Trouble ahead for Boris Johnson’s TV spokesperson
The old saying is that when the press officer becomes the story they are no longer any use; the person briefing journalists on the prime minister’s behalf on live TV will be the story from day one, John Rentoul writes
I can’t believe it. Boris Johnson is making the same mistake as Tony Blair. Doesn’t he know one of the first laws of politics, which is that you don’t create a powerful new job unless you know who is going to fill it?
The prime minister seems to have advertised for a spokesperson who will speak for him at daily televised media briefings, without having decided in advance who he would like to see in that job.
This is an equivalent folly to Blair legislating for a directly elected mayor of London without knowing who his candidate would be. Blair’s folly was worse in one way, in that he knew which candidate he didn’t want – and yet Ken Livingstone was hugely popular and turned out to be impossible to block.

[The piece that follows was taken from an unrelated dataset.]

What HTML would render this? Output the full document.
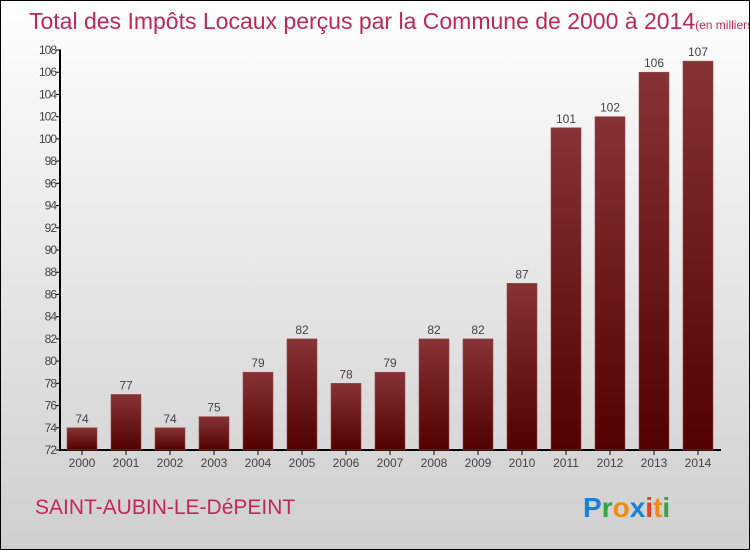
<!DOCTYPE html>
<html><head><meta charset="utf-8"><style>
body{margin:0}
#c{position:relative;width:748px;height:548px;border:1px solid #000;background:linear-gradient(#fff,#ebebeb 40%,#cfcfcf);font-family:"Liberation Sans",sans-serif;overflow:hidden}
</style></head><body>
<div id="c">
<svg width="748" height="548">
<defs><linearGradient id="g" x1="0" y1="0" x2="0" y2="1"><stop offset="0" stop-color="#873336"/><stop offset="1" stop-color="#520000"/></linearGradient></defs>
<text x="28" y="28" font-size="23" fill="#c0285a">Total des Impôts Locaux perçus par la Commune de 2000 à 2014<tspan font-size="12">(en milliers d'€)</tspan></text>
<g id="yax"></g><g id="bars"></g>
<text x="34" y="513" font-size="21" fill="#c0285a">SAINT-AUBIN-LE-DéPEINT</text>
<text x="582" y="516" font-size="28" font-weight="bold"><tspan fill="#1a7fd6">P</tspan><tspan fill="#3aa045">r</tspan><tspan fill="#f08a10">o</tspan><tspan fill="#1a7fd6">x</tspan><tspan fill="#e84020">i</tspan><tspan fill="#f08a10">t</tspan><tspan fill="#3aa045">i</tspan></text>
</svg></div>
<script>
const years=["2000","2001","2002","2003","2004","2005","2006","2007","2008","2009","2010","2011","2012","2013","2014"];
const values=[74,77,74,75,79,82,78,79,82,82,87,101,102,106,107];
const yTicks=[72,74,76,78,80,82,84,86,88,90,92,94,96,98,100,102,104,106,108];
const NS="http://www.w3.org/2000/svg";
const y=v=>449-(v-72)*400/36, x=i=>81+i*44;
function mk(t,a,p){const e=document.createElementNS(NS,t);for(const k in a)e.setAttribute(k,a[k]);p.appendChild(e);return e;}
const ya=document.getElementById('yax'),bg=document.getElementById('bars');
const ax=mk('path',{d:`M59 ${y(108)}V449H720`,stroke:'#000','stroke-width':2,fill:'none'},ya);


yTicks.forEach(t=>{
 mk('line',{x1:55,x2:60,y1:y(t),y2:y(t),stroke:'#000'},ya);
 const tx=mk('text',{x:55,y:y(t)+4,'text-anchor':'end','font-size':12,fill:'#444','letter-spacing':'-1'},ya);tx.textContent=t;
 
 
});
years.forEach((yr,i)=>{
 const r=mk('rect',{x:x(i)-15,y:y(values[i]),width:30,height:449-y(values[i]),fill:'url(#g)',stroke:'#9a4a4c','stroke-width':0.6},bg);
 
 
 const v=mk('text',{x:x(i),y:y(values[i])-5,'text-anchor':'middle','font-size':12,fill:'#444'},bg);v.textContent=values[i];
 
 
 mk('line',{x1:x(i),x2:x(i),y1:449,y2:454,stroke:'#000'},bg);
 const l=mk('text',{x:x(i),y:466,'text-anchor':'middle','font-size':12,fill:'#444'},bg);l.textContent=yr;
 
 
});
</script></body></html>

At least Johnson gets to make his own choice of spokesperson, but unless he has a relationship of absolute trust with the successful candidate, it is all too easy to see how this is going to end in tears.
The idea of a televised spokesperson has been copied from the US, where Donald Trump either sacked the spokesperson after a short time (Anthony Scaramucci lasted just 11 days), or gave up regular briefings altogether. It is only with an election looming that briefings have now resumed, given by the surprisingly effective Kayleigh McEnany.
Perhaps Johnson will find his McEnany straight away, but the prospects look uncertain. Whoever is chosen will become the focus of intense media scrutiny and deep ministerial resentment. Journalists will want to catch out the spokesperson as a way of bringing down the prime minister (I mean, “as a way of holding him to account”). Ministers will begrudge the media exposure that they think belongs to elected representatives in a democracy.
The old saying is that when the press officer becomes the story, they are no longer any use; this TV spokesperson will be the story from day one. Indeed she (I’m guessing) is likely to be the story from the moment her appointment is announced.
It is going to be a huge distraction – and that may be one of Johnson’s anarchic motives: to distract from mass unemployment and the coronavirus inquiry, except that those are going to be the only things journalists will want to ask the spokesperson about.
It is likely to go wrong, in that a press officer’s job is often to say, “no comment”. Saying “no comment” on live TV, or “I’ve already answered that question” or “I refer you to the prime minister’s words on that” or “I hope to have something for you on that in the next few days”, is not going to look so good.
What is more, the appointment will raise constitutional questions about whether Keir Starmer ought to have a similarly visible spokesperson, and about how some kind of parity of exposure for other parties might be engineered.
But most of all, it is going to create a powerful post at the heart of government. Information is power; speaking on behalf of the top person is a form of power; and the personality and interests of the spokesperson will shape government policy at the edges.
Perhaps Johnson has already decided who he wants in the post, and the job advert is just going through the motions, or a way of checking that there isn’t someone else out there, in the way that Blair tried to persuade Richard Branson and Alan Sugar to run for London mayor. But even if he has the most brilliant and trusted candidate in mind, Johnson could be creating trouble for himself.